▸ INSTRUCTIONS FOR THE TASK:
All lines from the top of the records below through the line holding "52.3, 52.1, 51.95, 52.3, 52.8, 52.9, 52.7, 52.1, 51.75, 51.6]", and only those, should be printed exactly, minus the pictures.

-- Start RECORD EXCERPTS --

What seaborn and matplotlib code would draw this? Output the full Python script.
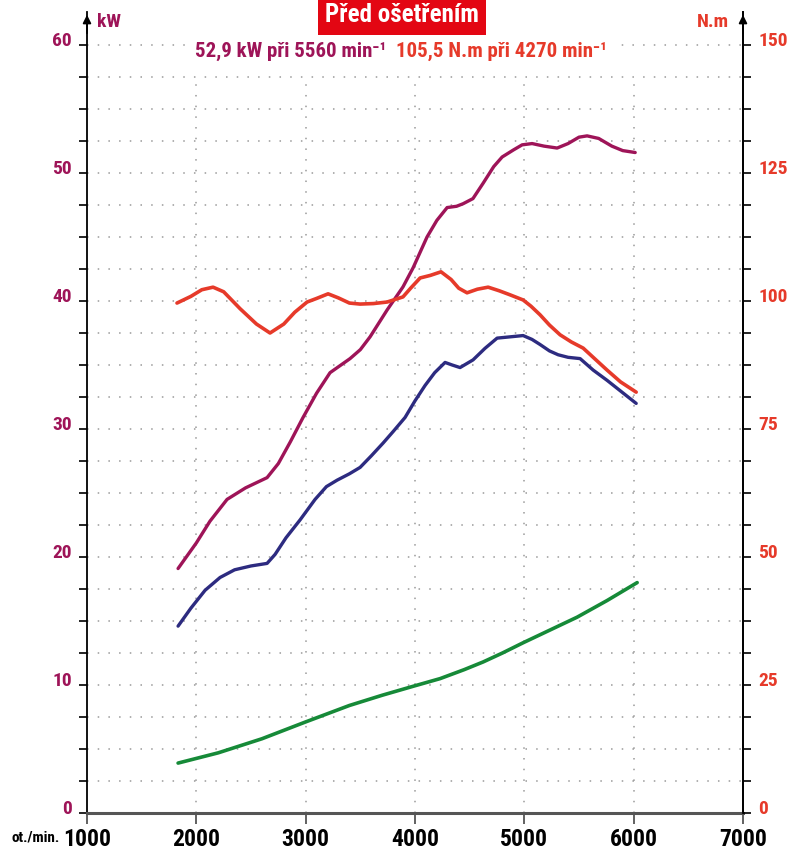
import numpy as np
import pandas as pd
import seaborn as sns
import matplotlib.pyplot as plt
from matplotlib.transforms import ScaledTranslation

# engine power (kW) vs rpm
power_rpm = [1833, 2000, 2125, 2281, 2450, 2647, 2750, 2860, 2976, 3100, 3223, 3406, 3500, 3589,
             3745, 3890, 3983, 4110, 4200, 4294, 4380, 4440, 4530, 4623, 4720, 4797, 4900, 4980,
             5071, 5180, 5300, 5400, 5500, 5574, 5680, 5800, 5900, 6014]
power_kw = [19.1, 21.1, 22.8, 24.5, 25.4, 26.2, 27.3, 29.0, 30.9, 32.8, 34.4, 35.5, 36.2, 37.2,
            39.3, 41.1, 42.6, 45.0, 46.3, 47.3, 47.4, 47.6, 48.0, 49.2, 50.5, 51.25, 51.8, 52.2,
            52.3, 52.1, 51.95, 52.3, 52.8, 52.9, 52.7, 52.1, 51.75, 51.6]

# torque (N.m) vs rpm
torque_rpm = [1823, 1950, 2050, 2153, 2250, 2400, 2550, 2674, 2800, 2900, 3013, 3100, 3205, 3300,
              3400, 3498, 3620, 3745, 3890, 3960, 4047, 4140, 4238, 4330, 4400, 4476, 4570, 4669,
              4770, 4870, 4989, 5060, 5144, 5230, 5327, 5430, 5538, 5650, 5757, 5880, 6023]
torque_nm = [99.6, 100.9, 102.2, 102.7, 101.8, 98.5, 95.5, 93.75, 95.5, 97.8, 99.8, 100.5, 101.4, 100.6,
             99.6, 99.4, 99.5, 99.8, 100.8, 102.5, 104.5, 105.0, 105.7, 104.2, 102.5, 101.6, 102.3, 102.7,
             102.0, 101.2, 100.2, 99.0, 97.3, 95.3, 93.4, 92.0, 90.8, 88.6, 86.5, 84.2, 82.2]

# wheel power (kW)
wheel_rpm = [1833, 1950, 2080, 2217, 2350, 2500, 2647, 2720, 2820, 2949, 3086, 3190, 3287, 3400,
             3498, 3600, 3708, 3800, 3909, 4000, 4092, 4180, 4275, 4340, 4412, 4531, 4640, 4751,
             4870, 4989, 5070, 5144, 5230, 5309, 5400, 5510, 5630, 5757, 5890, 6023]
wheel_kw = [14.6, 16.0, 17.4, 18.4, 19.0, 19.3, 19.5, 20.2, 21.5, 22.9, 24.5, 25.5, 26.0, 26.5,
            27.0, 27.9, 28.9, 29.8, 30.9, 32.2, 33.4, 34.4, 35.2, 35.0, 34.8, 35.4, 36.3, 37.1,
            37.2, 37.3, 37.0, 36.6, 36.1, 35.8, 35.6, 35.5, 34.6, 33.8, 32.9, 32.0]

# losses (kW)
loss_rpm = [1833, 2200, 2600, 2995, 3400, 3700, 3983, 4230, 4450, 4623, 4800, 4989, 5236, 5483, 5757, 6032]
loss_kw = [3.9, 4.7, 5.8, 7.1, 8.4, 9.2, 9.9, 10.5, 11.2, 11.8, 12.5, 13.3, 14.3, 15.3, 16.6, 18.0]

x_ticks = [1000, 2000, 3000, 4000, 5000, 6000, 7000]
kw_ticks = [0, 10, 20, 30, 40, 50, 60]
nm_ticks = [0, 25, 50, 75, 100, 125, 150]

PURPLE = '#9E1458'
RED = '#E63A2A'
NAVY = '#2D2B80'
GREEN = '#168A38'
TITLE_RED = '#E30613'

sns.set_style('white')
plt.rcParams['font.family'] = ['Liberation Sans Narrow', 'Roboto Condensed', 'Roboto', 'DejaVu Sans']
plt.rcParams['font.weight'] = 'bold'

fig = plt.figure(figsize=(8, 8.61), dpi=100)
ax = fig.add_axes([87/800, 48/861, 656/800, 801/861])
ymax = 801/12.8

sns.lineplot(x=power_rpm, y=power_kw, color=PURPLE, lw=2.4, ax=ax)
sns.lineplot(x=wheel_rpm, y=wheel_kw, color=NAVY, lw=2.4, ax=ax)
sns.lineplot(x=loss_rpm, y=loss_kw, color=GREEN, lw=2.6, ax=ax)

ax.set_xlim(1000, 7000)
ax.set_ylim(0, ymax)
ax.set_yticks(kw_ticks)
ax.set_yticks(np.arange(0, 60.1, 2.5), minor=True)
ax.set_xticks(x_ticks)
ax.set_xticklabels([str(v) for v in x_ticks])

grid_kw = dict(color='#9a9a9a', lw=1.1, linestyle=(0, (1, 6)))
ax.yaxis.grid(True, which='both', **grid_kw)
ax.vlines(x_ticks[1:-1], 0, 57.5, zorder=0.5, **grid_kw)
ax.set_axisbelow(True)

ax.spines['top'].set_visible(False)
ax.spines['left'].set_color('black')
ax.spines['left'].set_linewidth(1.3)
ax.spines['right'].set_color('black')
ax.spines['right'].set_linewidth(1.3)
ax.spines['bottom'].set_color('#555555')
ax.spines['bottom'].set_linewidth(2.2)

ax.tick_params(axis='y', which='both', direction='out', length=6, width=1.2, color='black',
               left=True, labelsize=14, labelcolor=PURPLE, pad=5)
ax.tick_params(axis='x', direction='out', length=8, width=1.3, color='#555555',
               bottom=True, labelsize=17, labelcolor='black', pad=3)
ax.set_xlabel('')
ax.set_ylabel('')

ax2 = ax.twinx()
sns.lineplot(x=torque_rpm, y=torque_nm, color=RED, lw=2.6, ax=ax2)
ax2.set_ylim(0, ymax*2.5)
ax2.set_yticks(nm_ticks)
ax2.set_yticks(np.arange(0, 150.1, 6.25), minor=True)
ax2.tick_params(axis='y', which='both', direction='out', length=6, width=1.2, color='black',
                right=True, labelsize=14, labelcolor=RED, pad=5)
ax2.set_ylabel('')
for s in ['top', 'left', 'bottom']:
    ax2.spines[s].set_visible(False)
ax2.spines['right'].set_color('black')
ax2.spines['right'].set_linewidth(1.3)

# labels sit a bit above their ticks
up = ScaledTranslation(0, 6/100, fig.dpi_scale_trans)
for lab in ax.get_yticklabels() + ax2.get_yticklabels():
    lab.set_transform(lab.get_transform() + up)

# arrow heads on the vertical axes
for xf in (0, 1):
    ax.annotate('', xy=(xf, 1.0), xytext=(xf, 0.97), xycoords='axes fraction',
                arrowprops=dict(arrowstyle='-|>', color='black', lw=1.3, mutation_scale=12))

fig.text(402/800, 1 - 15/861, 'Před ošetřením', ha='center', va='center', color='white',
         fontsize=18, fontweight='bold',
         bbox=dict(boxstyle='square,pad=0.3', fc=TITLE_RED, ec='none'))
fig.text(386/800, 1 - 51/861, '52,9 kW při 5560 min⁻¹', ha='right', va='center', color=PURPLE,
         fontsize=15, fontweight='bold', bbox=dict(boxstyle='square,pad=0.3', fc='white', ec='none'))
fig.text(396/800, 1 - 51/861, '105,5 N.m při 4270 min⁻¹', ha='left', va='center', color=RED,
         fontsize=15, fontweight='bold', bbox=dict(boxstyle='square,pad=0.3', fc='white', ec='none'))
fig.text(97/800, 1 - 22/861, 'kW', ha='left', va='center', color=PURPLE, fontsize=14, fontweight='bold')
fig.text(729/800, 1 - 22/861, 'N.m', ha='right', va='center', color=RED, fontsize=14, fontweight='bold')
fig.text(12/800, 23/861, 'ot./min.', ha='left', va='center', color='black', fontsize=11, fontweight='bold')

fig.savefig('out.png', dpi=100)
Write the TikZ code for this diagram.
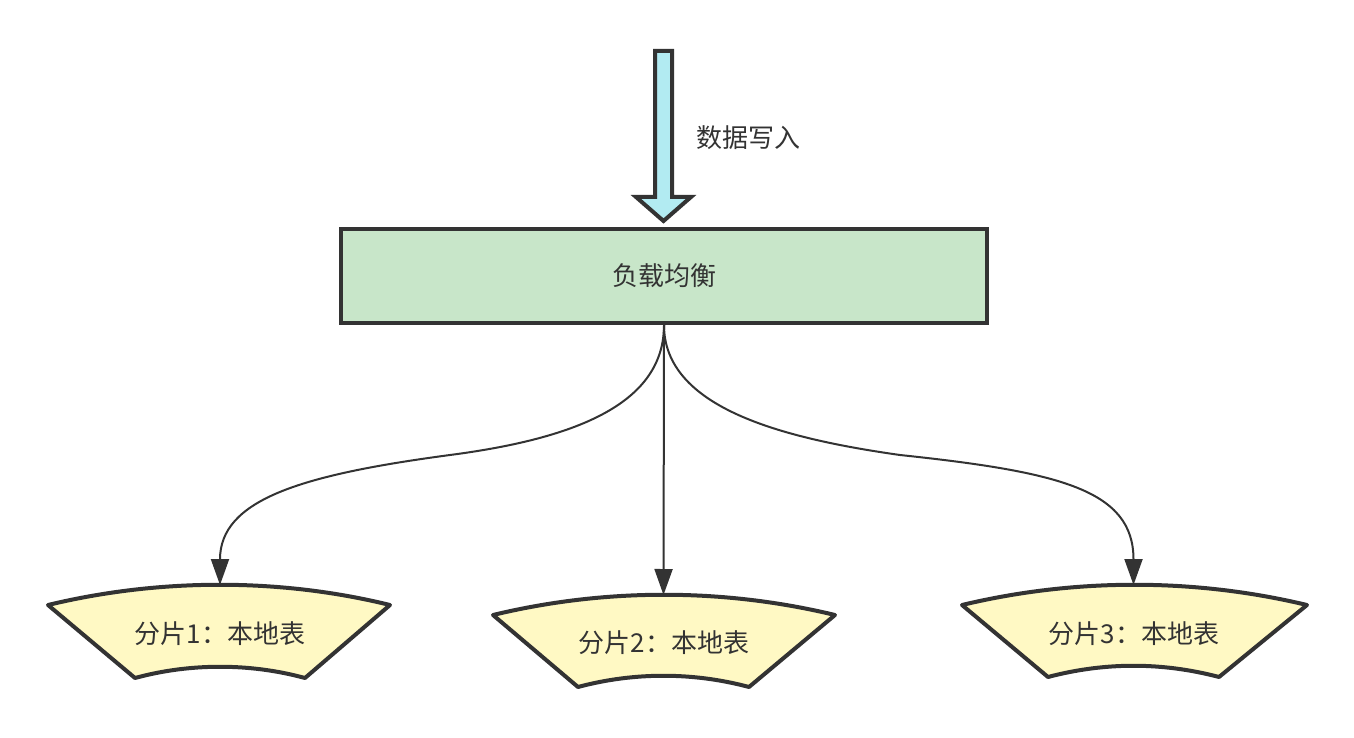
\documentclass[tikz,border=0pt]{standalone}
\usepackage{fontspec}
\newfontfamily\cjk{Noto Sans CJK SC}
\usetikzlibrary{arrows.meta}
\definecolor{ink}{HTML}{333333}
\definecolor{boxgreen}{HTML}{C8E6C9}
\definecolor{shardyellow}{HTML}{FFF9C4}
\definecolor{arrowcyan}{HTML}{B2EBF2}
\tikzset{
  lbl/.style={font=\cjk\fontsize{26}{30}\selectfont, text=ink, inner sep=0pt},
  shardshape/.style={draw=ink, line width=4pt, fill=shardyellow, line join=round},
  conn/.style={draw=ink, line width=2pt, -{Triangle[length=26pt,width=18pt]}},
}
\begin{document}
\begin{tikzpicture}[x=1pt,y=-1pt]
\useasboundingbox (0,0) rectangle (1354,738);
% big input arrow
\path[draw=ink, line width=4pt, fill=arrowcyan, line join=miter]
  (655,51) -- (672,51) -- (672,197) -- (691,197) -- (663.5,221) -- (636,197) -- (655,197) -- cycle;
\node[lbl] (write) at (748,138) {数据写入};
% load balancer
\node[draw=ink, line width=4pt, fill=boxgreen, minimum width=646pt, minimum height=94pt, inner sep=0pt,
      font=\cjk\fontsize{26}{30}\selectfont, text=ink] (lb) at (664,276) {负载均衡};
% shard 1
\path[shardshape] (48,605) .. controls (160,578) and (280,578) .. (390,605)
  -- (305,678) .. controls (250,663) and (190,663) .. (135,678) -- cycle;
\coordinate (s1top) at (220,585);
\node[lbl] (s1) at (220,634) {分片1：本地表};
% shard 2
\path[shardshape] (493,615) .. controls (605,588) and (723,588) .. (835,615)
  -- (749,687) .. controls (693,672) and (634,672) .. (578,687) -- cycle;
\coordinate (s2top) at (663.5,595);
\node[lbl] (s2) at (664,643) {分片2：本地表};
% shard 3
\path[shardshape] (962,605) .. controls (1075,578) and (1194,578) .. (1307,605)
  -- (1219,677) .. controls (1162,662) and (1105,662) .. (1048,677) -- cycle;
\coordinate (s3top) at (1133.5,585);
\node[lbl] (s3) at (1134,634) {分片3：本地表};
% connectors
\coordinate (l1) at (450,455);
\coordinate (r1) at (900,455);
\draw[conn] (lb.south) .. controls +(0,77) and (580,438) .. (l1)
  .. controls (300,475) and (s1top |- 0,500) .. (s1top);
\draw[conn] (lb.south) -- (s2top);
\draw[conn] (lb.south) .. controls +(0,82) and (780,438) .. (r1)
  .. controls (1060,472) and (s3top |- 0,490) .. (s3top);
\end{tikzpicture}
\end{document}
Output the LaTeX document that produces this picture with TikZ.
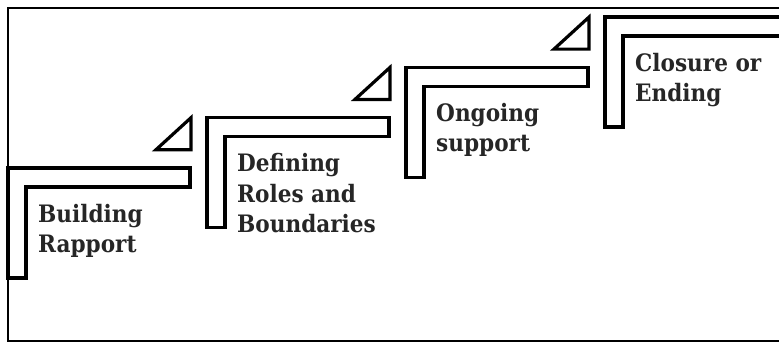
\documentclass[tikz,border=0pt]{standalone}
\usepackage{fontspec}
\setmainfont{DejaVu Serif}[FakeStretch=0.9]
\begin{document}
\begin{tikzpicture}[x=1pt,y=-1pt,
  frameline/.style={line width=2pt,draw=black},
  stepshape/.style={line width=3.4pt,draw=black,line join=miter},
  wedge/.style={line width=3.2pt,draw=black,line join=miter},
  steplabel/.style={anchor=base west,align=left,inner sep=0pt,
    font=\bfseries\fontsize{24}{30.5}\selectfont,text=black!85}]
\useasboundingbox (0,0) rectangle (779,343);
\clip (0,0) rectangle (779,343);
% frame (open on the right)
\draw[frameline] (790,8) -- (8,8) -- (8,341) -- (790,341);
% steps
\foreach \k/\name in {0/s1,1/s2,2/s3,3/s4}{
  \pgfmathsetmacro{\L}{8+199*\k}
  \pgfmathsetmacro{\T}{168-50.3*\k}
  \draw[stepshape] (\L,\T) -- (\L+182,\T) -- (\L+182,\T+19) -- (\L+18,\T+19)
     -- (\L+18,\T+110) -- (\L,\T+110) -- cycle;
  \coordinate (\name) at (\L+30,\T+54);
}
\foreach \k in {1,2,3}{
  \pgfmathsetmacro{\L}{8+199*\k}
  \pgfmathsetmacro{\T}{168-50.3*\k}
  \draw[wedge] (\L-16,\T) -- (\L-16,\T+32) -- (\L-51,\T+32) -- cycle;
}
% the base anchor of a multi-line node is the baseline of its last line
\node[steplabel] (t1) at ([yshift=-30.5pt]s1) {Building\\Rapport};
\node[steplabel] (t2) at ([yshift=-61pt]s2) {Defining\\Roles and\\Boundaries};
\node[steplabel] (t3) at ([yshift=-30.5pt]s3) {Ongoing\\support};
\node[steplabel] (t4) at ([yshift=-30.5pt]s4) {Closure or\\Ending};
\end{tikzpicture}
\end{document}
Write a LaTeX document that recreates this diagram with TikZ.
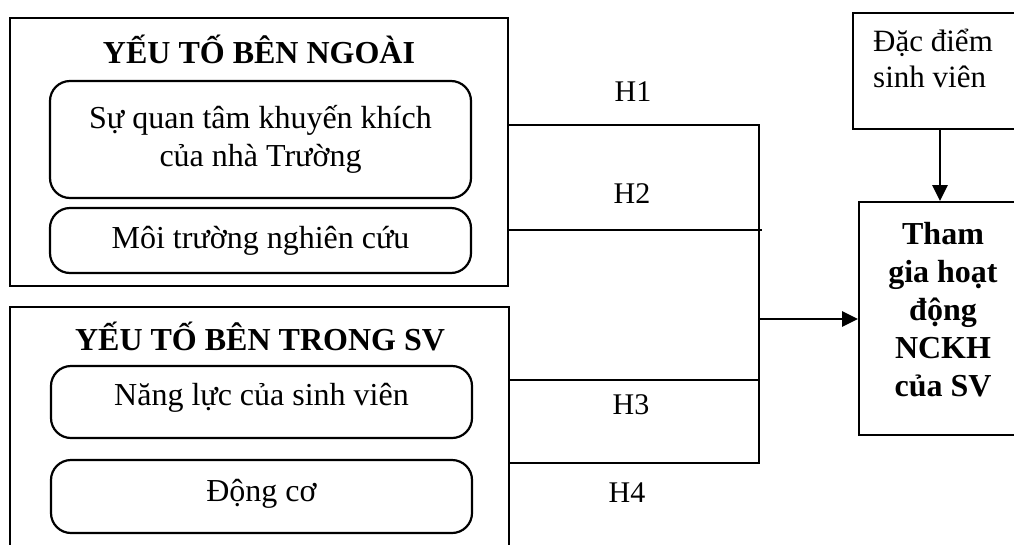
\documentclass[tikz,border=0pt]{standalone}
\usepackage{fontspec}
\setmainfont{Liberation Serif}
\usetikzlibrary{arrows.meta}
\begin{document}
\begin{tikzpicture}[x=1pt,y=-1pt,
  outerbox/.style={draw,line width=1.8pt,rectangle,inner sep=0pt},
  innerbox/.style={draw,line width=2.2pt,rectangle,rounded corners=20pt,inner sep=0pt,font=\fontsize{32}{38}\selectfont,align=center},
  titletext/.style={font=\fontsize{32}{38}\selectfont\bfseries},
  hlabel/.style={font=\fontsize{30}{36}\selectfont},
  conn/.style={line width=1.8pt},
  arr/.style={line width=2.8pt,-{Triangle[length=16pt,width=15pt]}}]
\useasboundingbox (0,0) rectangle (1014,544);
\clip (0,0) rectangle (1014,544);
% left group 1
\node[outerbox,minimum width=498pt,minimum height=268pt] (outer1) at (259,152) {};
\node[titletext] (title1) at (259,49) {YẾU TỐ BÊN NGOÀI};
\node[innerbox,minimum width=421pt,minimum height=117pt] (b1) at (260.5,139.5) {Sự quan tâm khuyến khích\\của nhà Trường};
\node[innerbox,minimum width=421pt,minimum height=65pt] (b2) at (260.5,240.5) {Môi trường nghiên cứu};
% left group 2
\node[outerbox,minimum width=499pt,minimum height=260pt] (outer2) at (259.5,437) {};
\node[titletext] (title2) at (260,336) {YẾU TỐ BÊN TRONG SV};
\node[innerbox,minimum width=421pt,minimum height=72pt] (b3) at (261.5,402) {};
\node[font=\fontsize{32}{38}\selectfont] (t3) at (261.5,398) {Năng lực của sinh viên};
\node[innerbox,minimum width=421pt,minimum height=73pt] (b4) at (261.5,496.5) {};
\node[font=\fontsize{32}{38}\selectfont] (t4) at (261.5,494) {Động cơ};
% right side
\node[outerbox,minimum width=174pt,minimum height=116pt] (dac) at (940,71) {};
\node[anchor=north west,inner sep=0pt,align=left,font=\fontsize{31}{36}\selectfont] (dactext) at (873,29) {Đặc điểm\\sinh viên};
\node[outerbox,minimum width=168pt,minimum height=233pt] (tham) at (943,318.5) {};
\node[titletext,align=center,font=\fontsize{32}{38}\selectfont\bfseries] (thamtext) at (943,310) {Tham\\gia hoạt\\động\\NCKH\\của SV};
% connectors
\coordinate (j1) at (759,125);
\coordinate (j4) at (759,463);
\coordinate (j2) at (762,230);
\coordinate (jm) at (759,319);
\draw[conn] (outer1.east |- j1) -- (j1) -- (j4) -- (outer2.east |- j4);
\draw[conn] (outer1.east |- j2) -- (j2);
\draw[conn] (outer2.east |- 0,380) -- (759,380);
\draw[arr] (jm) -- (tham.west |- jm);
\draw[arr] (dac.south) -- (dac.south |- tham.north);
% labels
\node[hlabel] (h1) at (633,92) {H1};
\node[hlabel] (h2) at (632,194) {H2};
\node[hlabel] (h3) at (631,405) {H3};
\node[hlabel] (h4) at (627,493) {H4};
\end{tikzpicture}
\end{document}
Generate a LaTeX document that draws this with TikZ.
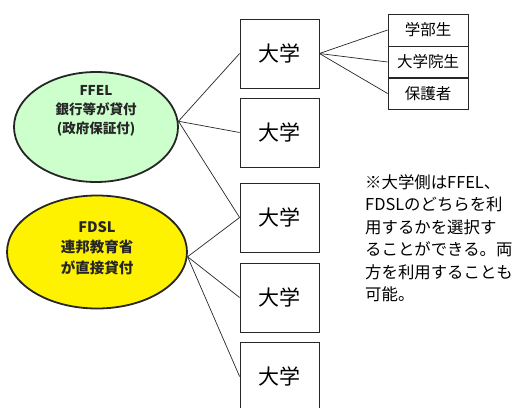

-- End RECORD EXCERPTS --

▸ REPLY:
What seaborn and matplotlib code would draw this? Output the full Python script.
import numpy as np
import pandas as pd
import seaborn as sns
import matplotlib.pyplot as plt
from matplotlib.transforms import ScaledTranslation

# engine power (kW) vs rpm
power_rpm = [1833, 2000, 2125, 2281, 2450, 2647, 2750, 2860, 2976, 3100, 3223, 3406, 3500, 3589,
             3745, 3890, 3983, 4110, 4200, 4294, 4380, 4440, 4530, 4623, 4720, 4797, 4900, 4980,
             5071, 5180, 5300, 5400, 5500, 5574, 5680, 5800, 5900, 6014]
power_kw = [19.1, 21.1, 22.8, 24.5, 25.4, 26.2, 27.3, 29.0, 30.9, 32.8, 34.4, 35.5, 36.2, 37.2,
            39.3, 41.1, 42.6, 45.0, 46.3, 47.3, 47.4, 47.6, 48.0, 49.2, 50.5, 51.25, 51.8, 52.2,
            52.3, 52.1, 51.95, 52.3, 52.8, 52.9, 52.7, 52.1, 51.75, 51.6]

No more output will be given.